Der Austausch zwischen den beiden Schulen Martin-Luther-Schule in Marburg und dem Lycée du Bois d'Amour hat eine lange Tradition: seit nun mehr als 30 Jahren wird jährlich im Frühjahr für die 10. Klassen der MLS ein Besuch von 10 Tagen in Poitiers organisiert, gefolgt von einem Gegenbesuch in Marburg.
Leider war 2020 aufgrund der Pandemie keine Begegnung möglich, 2021 besuchten uns dank der gelockerten Maßnahmen französische Schüler*innen im Dezember und 2022 war endlich eine Begegnung zu den gewohnten Zeiten, also im Frühjahr, wieder möglich.

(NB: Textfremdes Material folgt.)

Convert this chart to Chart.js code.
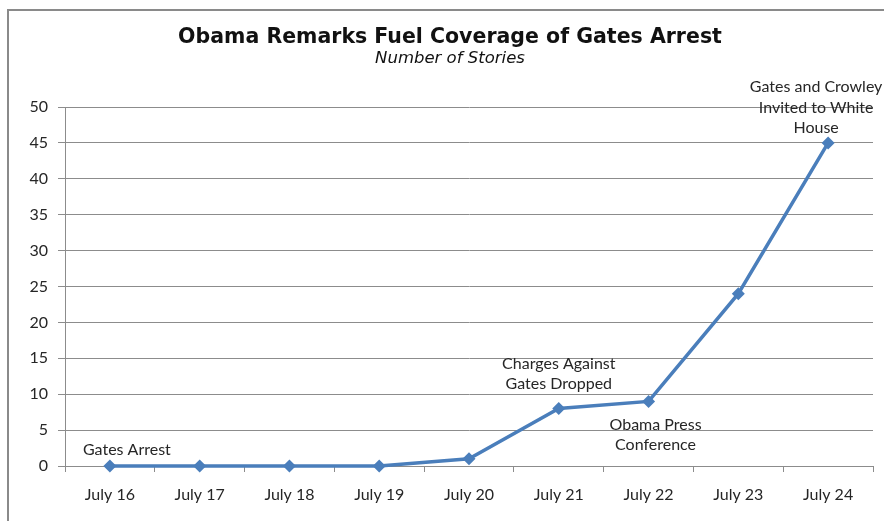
<!DOCTYPE html>
<html>
<head>
<meta charset="utf-8">
<script src="https://cdn.jsdelivr.net/npm/chart.js@4/dist/chart.umd.min.js"></script>
<style>
  html, body { margin: 0; padding: 0; background: #fff; overflow: hidden; }
  canvas { display: block; }
</style>
</head>
<body>
<canvas id="chart" width="884" height="521"></canvas>
<script>
// chart data
const days = ['July 16', 'July 17', 'July 18', 'July 19', 'July 20', 'July 21', 'July 22', 'July 23', 'July 24'];
const stories = [0, 0, 0, 0, 1, 8, 9, 24, 45];
const yTicks = [0, 5, 10, 15, 20, 25, 30, 35, 40, 45, 50];

const chartTitle = 'Obama Remarks Fuel Coverage of Gates Arrest';
const chartSubtitle = 'Number of Stories';

// callouts: which point, text lines
const notes = [
    { index: 0, lines: ['Gates Arrest'], dx: 17, dy: -16 },
    { index: 5, lines: ['Charges Against', 'Gates Dropped'], dx: 0, dy: -45 },
    { index: 6, lines: ['Obama Press', 'Conference'], dx: 7, dy: 23 },
    { index: 8, lines: ['Gates and Crowley', 'Invited to White', 'House'], dx: -12, dy: -56 }
];

const lineBlue = '#4a7ebb';
const gridGray = '#8c8c8c';
const frameGray = '#8a8a8a';
const textDark = '#262626';
const labelFont = 'Lato, "Open Sans", sans-serif';
const titleFont = '"DejaVu Sans", Verdana, sans-serif';

// outer frame (only left/top visible in the crop) and the centred titles
const framePlugin = {
    id: 'frame',
    beforeDraw(chart) {
        const { ctx } = chart;
        ctx.save();
        ctx.strokeStyle = frameGray;
        ctx.lineWidth = 2;
        ctx.beginPath();
        ctx.moveTo(8, chart.height);
        ctx.lineTo(8, 10);
        ctx.lineTo(chart.width, 10);
        ctx.stroke();

        ctx.fillStyle = '#111';
        ctx.textAlign = 'center';
        ctx.textBaseline = 'middle';
        ctx.font = 'bold 20.5px ' + titleFont;
        ctx.fillText(chartTitle, 450, 37.5);
        ctx.font = 'italic 16.5px ' + titleFont;
        ctx.fillText(chartSubtitle, 450, 58.5);
        ctx.restore();
    }
};

const calloutPlugin = {
    id: 'callouts',
    afterDatasetsDraw(chart) {
        const { ctx, scales } = chart;
        ctx.save();
        ctx.font = '16px ' + labelFont;
        ctx.fillStyle = textDark;
        ctx.textAlign = 'center';
        ctx.textBaseline = 'middle';
        notes.forEach(n => {
            const x = scales.x.getPixelForValue(n.index) + n.dx;
            const y = scales.y.getPixelForValue(stories[n.index]) + n.dy;
            n.lines.forEach((t, i) => ctx.fillText(t, x, y + i * 20.5));
        });
        ctx.restore();
    }
};

new Chart(document.getElementById('chart'), {
    type: 'line',
    data: {
        labels: days,
        datasets: [{
            data: stories,
            borderColor: lineBlue,
            backgroundColor: lineBlue,
            borderWidth: 3.5,
            tension: 0,
            pointStyle: 'rectRot',
            pointRadius: 6.5,
            pointBorderWidth: 0,
            pointBackgroundColor: lineBlue,
            clip: false
        }]
    },
    options: {
        responsive: false,
        animation: false,
        layout: { padding: { left: 0, right: 11, top: 107, bottom: 0 } },
        plugins: {
            legend: { display: false },
            tooltip: { enabled: false },
            title: { display: false }
        },
        scales: {
            x: {
                offset: true,
                grid: { offset: true, drawOnChartArea: false, drawTicks: true, tickLength: 6, color: gridGray },
                border: { display: true, color: gridGray },
                ticks: { color: textDark, font: { family: labelFont, size: 16 }, padding: 13, maxRotation: 0 },
                afterFit(scale) { scale.height = 55; }
            },
            y: {
                min: 0,
                max: 50,
                afterBuildTicks(scale) { scale.ticks = yTicks.map(v => ({ value: v })); },
                grid: { color: gridGray, tickLength: 7 },
                border: { display: true, color: gridGray },
                ticks: { color: textDark, font: { family: labelFont, size: 16 }, padding: 10 },
                afterFit(scale) { scale.width = 65; }
            }
        }
    },
    plugins: [framePlugin, calloutPlugin]
});
</script>
</body>
</html>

2023 sollte der Austausch allerdings ein besonderer werden, in erster Linie aufgrund der hohen Zahl an Teilnehmenden. Tatsächlich reiste die MLS am 22.03.2023 mit 27 Schüler*innen, und damit zum ersten Mal mit einer Teilnehmer*innenzahl über 25, nach Poitiers, die von genauso vielen französischen Jugendlichen und ihren Familien empfangen wurden. Der erste Tag in der Schule war geprägt von regnerischem Wetter und vor allem vom Generalstreik im ganzen Land, bei dem der Zugang zu vielen Oberstufenschulen gesperrt war, wovon unsere Partnerschule nicht verschont wurde. Trotzdem konnte die gesamte Gruppe nach Verhandlungen mit den Streikenden das Lycée betreten und sich nach diesem aufregenden Auftakt bei einem netten Frühstück stärken und sich durch abwechslungsreiche Spiele kennenlernen, um dann am Nachmittag in die Materie des Projektes eingeführt zu werden. Dazu wurden Kenntnisse über den historischen Kontext zwischen Frankreich und Deutschland nach dem zweiten Weltkrieg erworben.
Das Jahr 2023 markiert nämlich das 60-jährige Jubiläum der Unterzeichnung des Elysée-Vertrages 1963. Aus diesem Grund entschieden sich die Hauptverantwortlichen für den Austausch, Frau Combes-Bardoll (Poitiers) und Frau I. Schmidt (Marburg) mit der Unterstützung ihrer beiden Kollegen Herrn Froment (Poitiers) und Herrn Koerner (Marburg) mit den 54 Schüler*innen die Geschichte beider Länder in der Nachkriegszeit und insbesondere die Städtepartnerschaft zwischen Marburg und Poitiers zu beleuchten. Das Ziel der Begegnung in Poitiers (und beim Gegenbesuch in Marburg) war es, anhand zahlreicher selbst recherchierter Informationen ein Online Escape-Game mit Hilfe des Portals genially zu gestalten.
Dafür besuchten die Jugendlichen in den nächsten Tagen in kleinen binationalen Gruppen verschiedene Einrichtungen und interviewten zahlreiche Akteure der Partnerschaft: Herrn Breillat, pensionierten Professor der Universität Poitiers, der über die erste Begegnung mit der Uni Marburg 1961 berichtete; Herrn Augereau, verantwortlich für den club de football des Trois Cités, des Fußballvereins, der bereits viermal am Six-Nation-Camp in Marburg teilgenommen hat; Noémie Magnant vom Kulturverein Poitiers Jeunes, der u.a. für die Teilnahme von Musikgruppen aus Poitiers am Festival Mano involviert ist; und nicht zuletzt den CCJ, den conseil communal des jeunes, das Vorbild des Marburger KiJuPas, von Karine Trouvat und Philippe Bouet vertreten. Auch einige Stunden beim Poiteviner Stadtarchiv gaben Einblick in die Arbeit dieser Einrichtung und bot dank der Recherchemöglichkeiten die Gelegenheit, in die Geschichte der Städtepartnerschaft einzutauchen.
Trotz der Intensität des Projekts blieb genügend Zeit für weitere Aktivitäten: die Innenstadt von Poitiers durch eine Rallye kennenlernen, das Rathaus besichtigen und dort von der Vize-Bürgermeisterin Elodie Bonnafous empfangen werden, an einem sportlichen Orientierungslauf teilnehmen, im Unterricht der Schüler*innen hospitieren und natürlich einen unvergesslichen letzten Tag im Freizeitpark Futuroscope verbringen.
Zusammenfassend konnten am Tag der Abfahrt alle Teilnehmenden behaupten, dass sie einen intensiven und lehrreichen Aufenthalt in Poitiers erlebt hatten und dass sie sich auf den Rückbesuch der französischen Gruppe im Mai freuten, bei dem das Projekt abgeschlossen werden sollte.